=== Work to complete ===
Repeat all of the material below exactly as written, images excluded.

------------------------------------------------------------

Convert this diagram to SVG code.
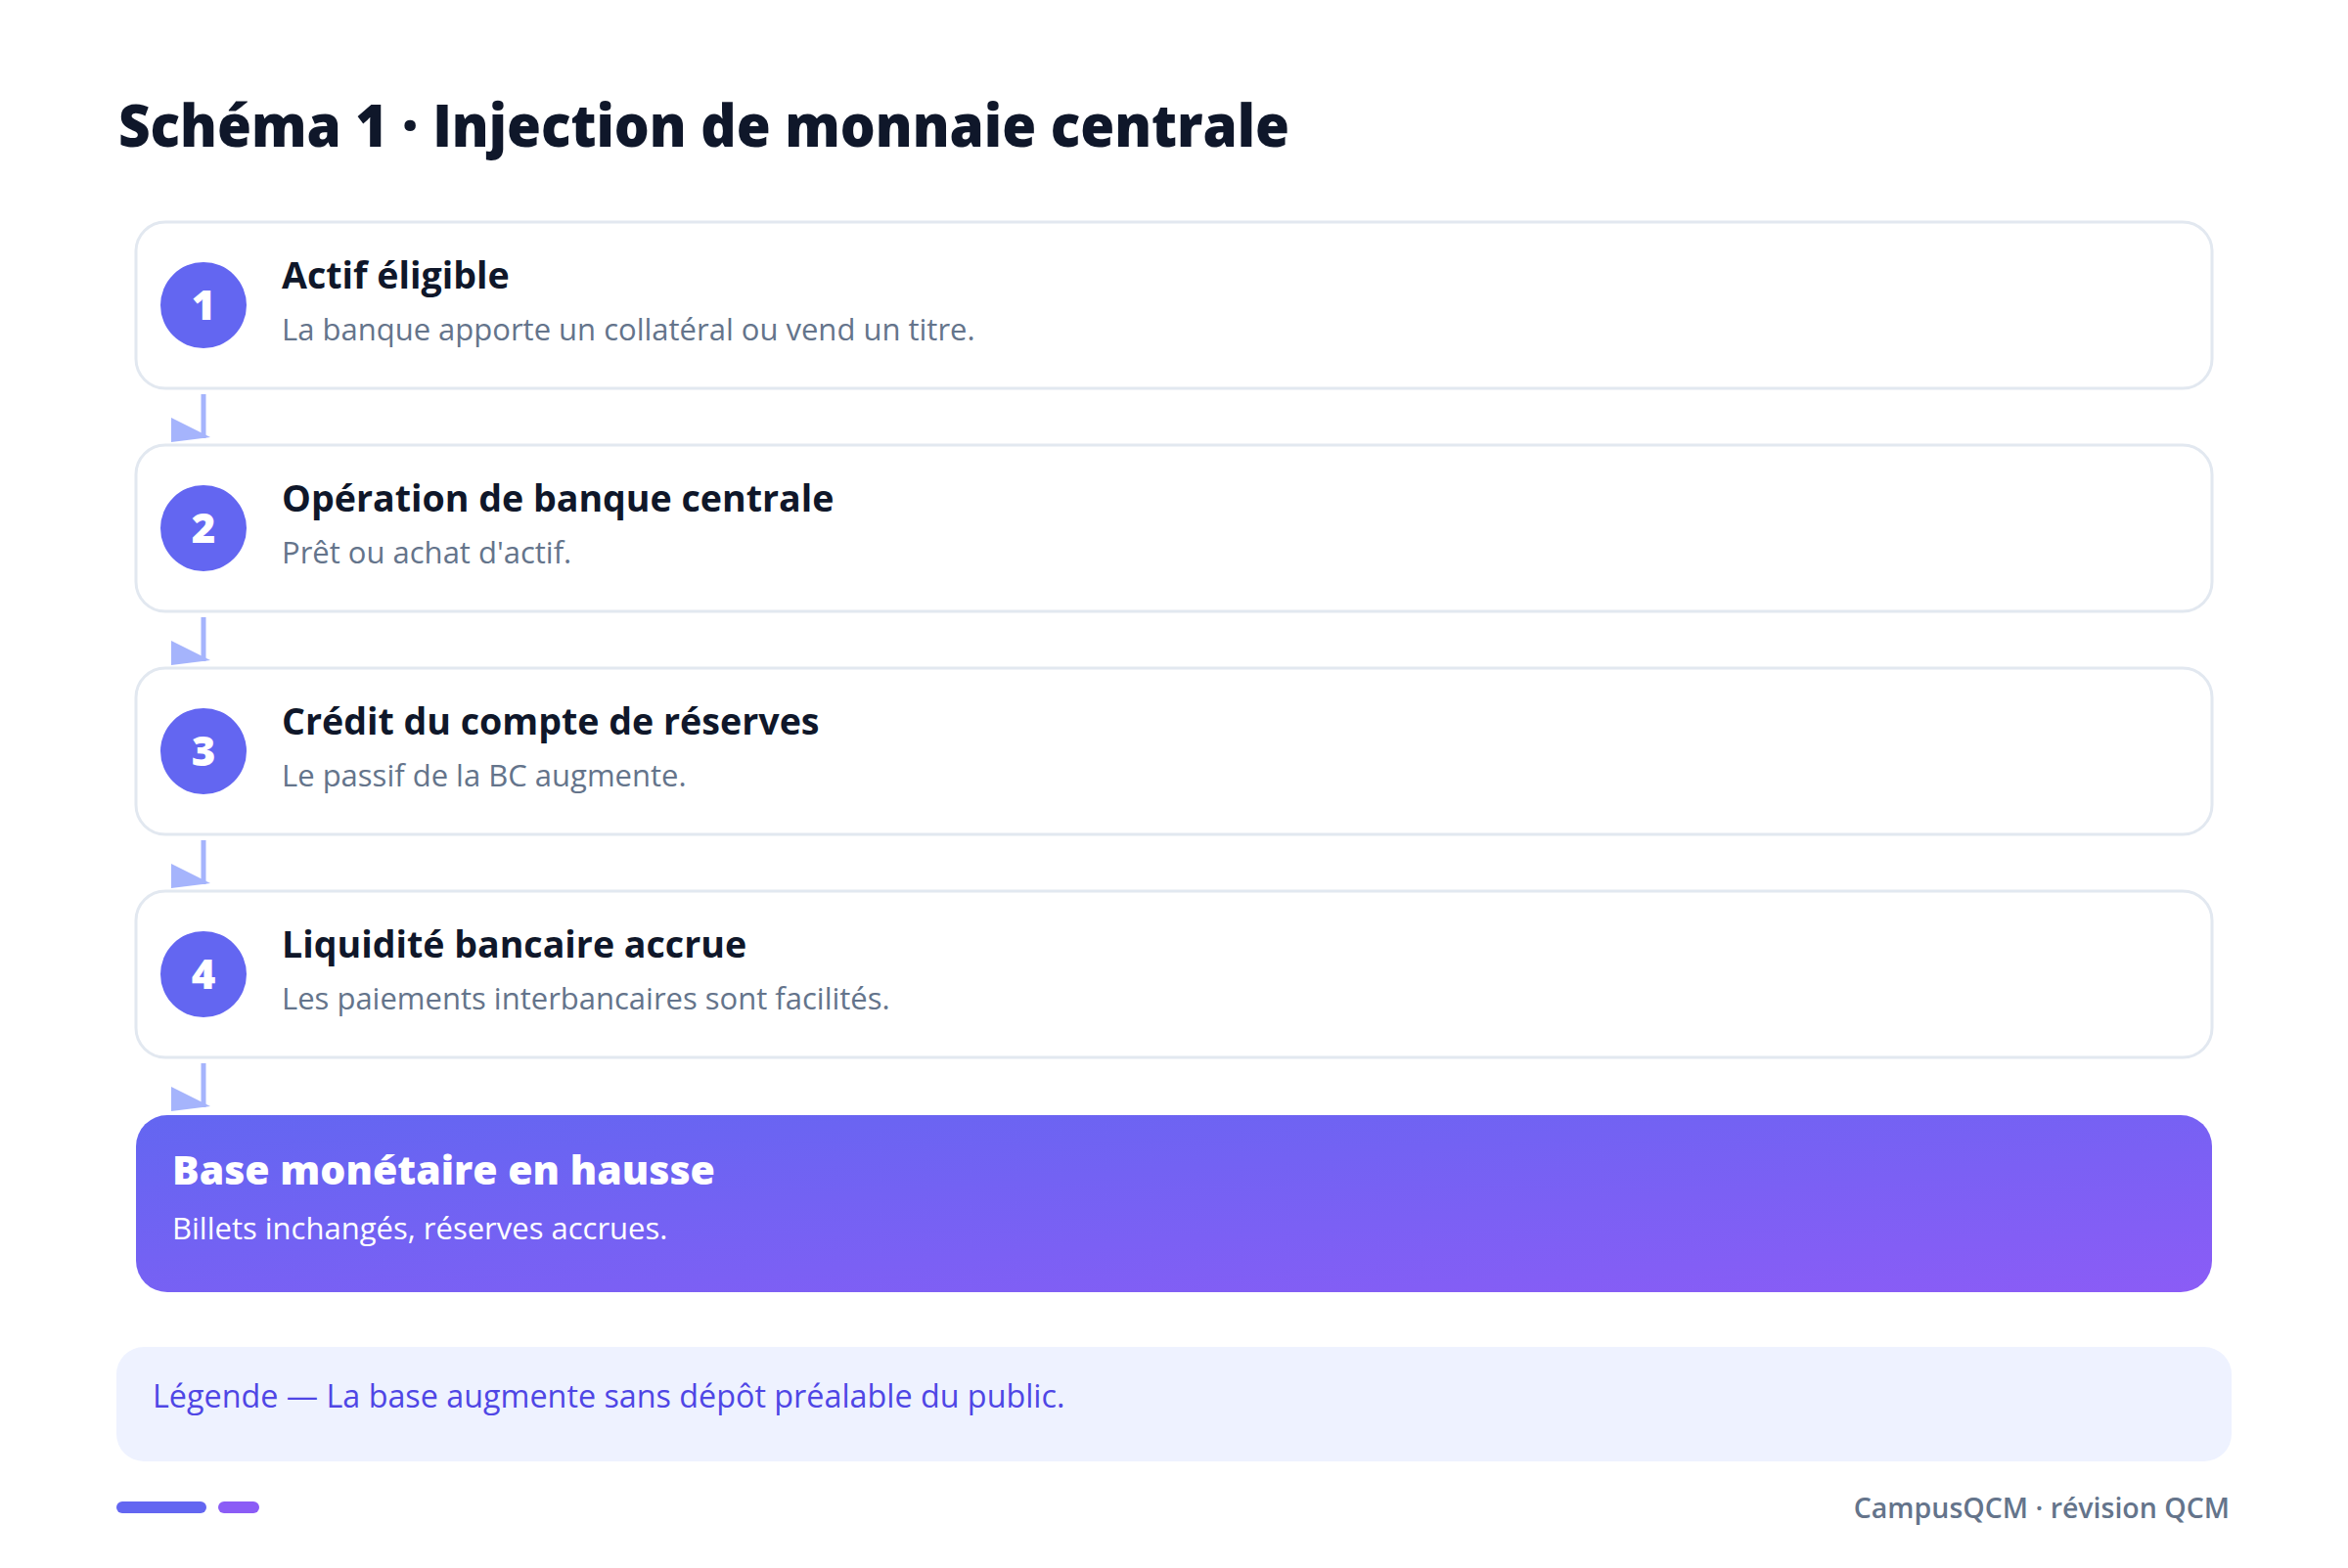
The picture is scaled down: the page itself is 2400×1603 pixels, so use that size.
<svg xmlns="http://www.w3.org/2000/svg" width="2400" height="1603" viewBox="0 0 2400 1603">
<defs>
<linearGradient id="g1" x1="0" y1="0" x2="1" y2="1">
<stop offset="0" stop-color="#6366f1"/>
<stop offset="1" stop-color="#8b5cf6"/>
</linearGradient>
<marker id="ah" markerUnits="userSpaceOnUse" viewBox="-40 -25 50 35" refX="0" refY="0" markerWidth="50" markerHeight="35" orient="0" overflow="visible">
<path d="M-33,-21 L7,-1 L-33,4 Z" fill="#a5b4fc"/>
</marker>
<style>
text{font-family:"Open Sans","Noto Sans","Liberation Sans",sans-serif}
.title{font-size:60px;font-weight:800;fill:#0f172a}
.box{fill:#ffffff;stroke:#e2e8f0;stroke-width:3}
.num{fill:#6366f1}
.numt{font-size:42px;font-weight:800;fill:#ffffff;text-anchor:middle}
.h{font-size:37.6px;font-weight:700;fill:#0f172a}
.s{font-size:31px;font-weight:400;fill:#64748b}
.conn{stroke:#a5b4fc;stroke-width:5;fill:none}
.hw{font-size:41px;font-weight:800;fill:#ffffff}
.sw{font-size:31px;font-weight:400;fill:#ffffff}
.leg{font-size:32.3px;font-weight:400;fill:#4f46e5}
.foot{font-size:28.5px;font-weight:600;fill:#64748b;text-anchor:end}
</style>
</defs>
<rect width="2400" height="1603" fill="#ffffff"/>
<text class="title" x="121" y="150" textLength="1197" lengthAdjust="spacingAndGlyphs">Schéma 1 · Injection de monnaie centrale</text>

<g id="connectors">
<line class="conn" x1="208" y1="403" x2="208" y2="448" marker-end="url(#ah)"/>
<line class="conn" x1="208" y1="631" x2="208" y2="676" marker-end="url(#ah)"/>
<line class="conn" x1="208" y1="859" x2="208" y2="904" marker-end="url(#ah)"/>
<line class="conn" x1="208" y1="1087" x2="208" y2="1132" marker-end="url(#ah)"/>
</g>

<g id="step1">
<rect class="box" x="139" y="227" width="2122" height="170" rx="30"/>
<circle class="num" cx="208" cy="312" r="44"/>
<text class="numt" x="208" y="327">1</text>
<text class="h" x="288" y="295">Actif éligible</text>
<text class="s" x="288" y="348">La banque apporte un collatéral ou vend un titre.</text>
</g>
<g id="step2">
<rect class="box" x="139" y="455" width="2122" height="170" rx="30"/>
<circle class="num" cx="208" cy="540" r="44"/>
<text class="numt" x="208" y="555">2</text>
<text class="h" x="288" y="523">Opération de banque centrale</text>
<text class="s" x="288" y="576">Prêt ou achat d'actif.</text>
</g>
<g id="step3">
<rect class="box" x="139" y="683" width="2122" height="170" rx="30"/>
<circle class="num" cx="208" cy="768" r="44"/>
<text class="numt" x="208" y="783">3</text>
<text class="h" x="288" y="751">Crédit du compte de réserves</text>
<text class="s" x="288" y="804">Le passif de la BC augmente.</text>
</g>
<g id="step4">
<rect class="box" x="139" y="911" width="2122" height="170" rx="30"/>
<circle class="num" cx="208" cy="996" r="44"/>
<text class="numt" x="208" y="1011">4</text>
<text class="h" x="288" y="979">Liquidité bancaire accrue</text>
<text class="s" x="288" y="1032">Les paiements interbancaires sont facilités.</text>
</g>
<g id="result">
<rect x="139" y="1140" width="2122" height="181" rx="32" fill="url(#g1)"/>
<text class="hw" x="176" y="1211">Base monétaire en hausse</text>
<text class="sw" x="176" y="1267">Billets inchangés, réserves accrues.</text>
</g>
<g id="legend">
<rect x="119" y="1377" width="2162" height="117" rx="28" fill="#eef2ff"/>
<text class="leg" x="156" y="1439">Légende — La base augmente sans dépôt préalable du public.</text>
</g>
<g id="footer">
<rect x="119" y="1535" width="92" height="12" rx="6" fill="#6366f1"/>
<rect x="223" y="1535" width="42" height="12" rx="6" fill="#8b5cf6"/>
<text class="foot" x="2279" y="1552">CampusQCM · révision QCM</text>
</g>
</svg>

------------------------------------------------------------

=== Problem solution ===
Convert this diagram to SVG code.
The picture is scaled down: the page itself is 2400×1603 pixels, so use that size.
<svg xmlns="http://www.w3.org/2000/svg" width="2400" height="1603" viewBox="0 0 2400 1603">
<defs>
<linearGradient id="g1" x1="0" y1="0" x2="1" y2="1">
<stop offset="0" stop-color="#6366f1"/>
<stop offset="1" stop-color="#8b5cf6"/>
</linearGradient>
<marker id="ah" markerUnits="userSpaceOnUse" viewBox="-40 -25 50 35" refX="0" refY="0" markerWidth="50" markerHeight="35" orient="0" overflow="visible">
<path d="M-33,-21 L7,-1 L-33,4 Z" fill="#a5b4fc"/>
</marker>
<style>
text{font-family:"Open Sans","Noto Sans","Liberation Sans",sans-serif}
.title{font-size:60px;font-weight:800;fill:#0f172a}
.box{fill:#ffffff;stroke:#e2e8f0;stroke-width:3}
.num{fill:#6366f1}
.numt{font-size:42px;font-weight:800;fill:#ffffff;text-anchor:middle}
.h{font-size:37.6px;font-weight:700;fill:#0f172a}
.s{font-size:31px;font-weight:400;fill:#64748b}
.conn{stroke:#a5b4fc;stroke-width:5;fill:none}
.hw{font-size:41px;font-weight:800;fill:#ffffff}
.sw{font-size:31px;font-weight:400;fill:#ffffff}
.leg{font-size:32.3px;font-weight:400;fill:#4f46e5}
.foot{font-size:28.5px;font-weight:600;fill:#64748b;text-anchor:end}
</style>
</defs>
<rect width="2400" height="1603" fill="#ffffff"/>
<text class="title" x="121" y="150" textLength="1197" lengthAdjust="spacingAndGlyphs">Schéma 1 · Injection de monnaie centrale</text>

<g id="connectors">
<line class="conn" x1="208" y1="403" x2="208" y2="448" marker-end="url(#ah)"/>
<line class="conn" x1="208" y1="631" x2="208" y2="676" marker-end="url(#ah)"/>
<line class="conn" x1="208" y1="859" x2="208" y2="904" marker-end="url(#ah)"/>
<line class="conn" x1="208" y1="1087" x2="208" y2="1132" marker-end="url(#ah)"/>
</g>

<g id="step1">
<rect class="box" x="139" y="227" width="2122" height="170" rx="30"/>
<circle class="num" cx="208" cy="312" r="44"/>
<text class="numt" x="208" y="327">1</text>
<text class="h" x="288" y="295">Actif éligible</text>
<text class="s" x="288" y="348">La banque apporte un collatéral ou vend un titre.</text>
</g>
<g id="step2">
<rect class="box" x="139" y="455" width="2122" height="170" rx="30"/>
<circle class="num" cx="208" cy="540" r="44"/>
<text class="numt" x="208" y="555">2</text>
<text class="h" x="288" y="523">Opération de banque centrale</text>
<text class="s" x="288" y="576">Prêt ou achat d'actif.</text>
</g>
<g id="step3">
<rect class="box" x="139" y="683" width="2122" height="170" rx="30"/>
<circle class="num" cx="208" cy="768" r="44"/>
<text class="numt" x="208" y="783">3</text>
<text class="h" x="288" y="751">Crédit du compte de réserves</text>
<text class="s" x="288" y="804">Le passif de la BC augmente.</text>
</g>
<g id="step4">
<rect class="box" x="139" y="911" width="2122" height="170" rx="30"/>
<circle class="num" cx="208" cy="996" r="44"/>
<text class="numt" x="208" y="1011">4</text>
<text class="h" x="288" y="979">Liquidité bancaire accrue</text>
<text class="s" x="288" y="1032">Les paiements interbancaires sont facilités.</text>
</g>
<g id="result">
<rect x="139" y="1140" width="2122" height="181" rx="32" fill="url(#g1)"/>
<text class="hw" x="176" y="1211">Base monétaire en hausse</text>
<text class="sw" x="176" y="1267">Billets inchangés, réserves accrues.</text>
</g>
<g id="legend">
<rect x="119" y="1377" width="2162" height="117" rx="28" fill="#eef2ff"/>
<text class="leg" x="156" y="1439">Légende — La base augmente sans dépôt préalable du public.</text>
</g>
<g id="footer">
<rect x="119" y="1535" width="92" height="12" rx="6" fill="#6366f1"/>
<rect x="223" y="1535" width="42" height="12" rx="6" fill="#8b5cf6"/>
<text class="foot" x="2279" y="1552">CampusQCM · révision QCM</text>
</g>
</svg>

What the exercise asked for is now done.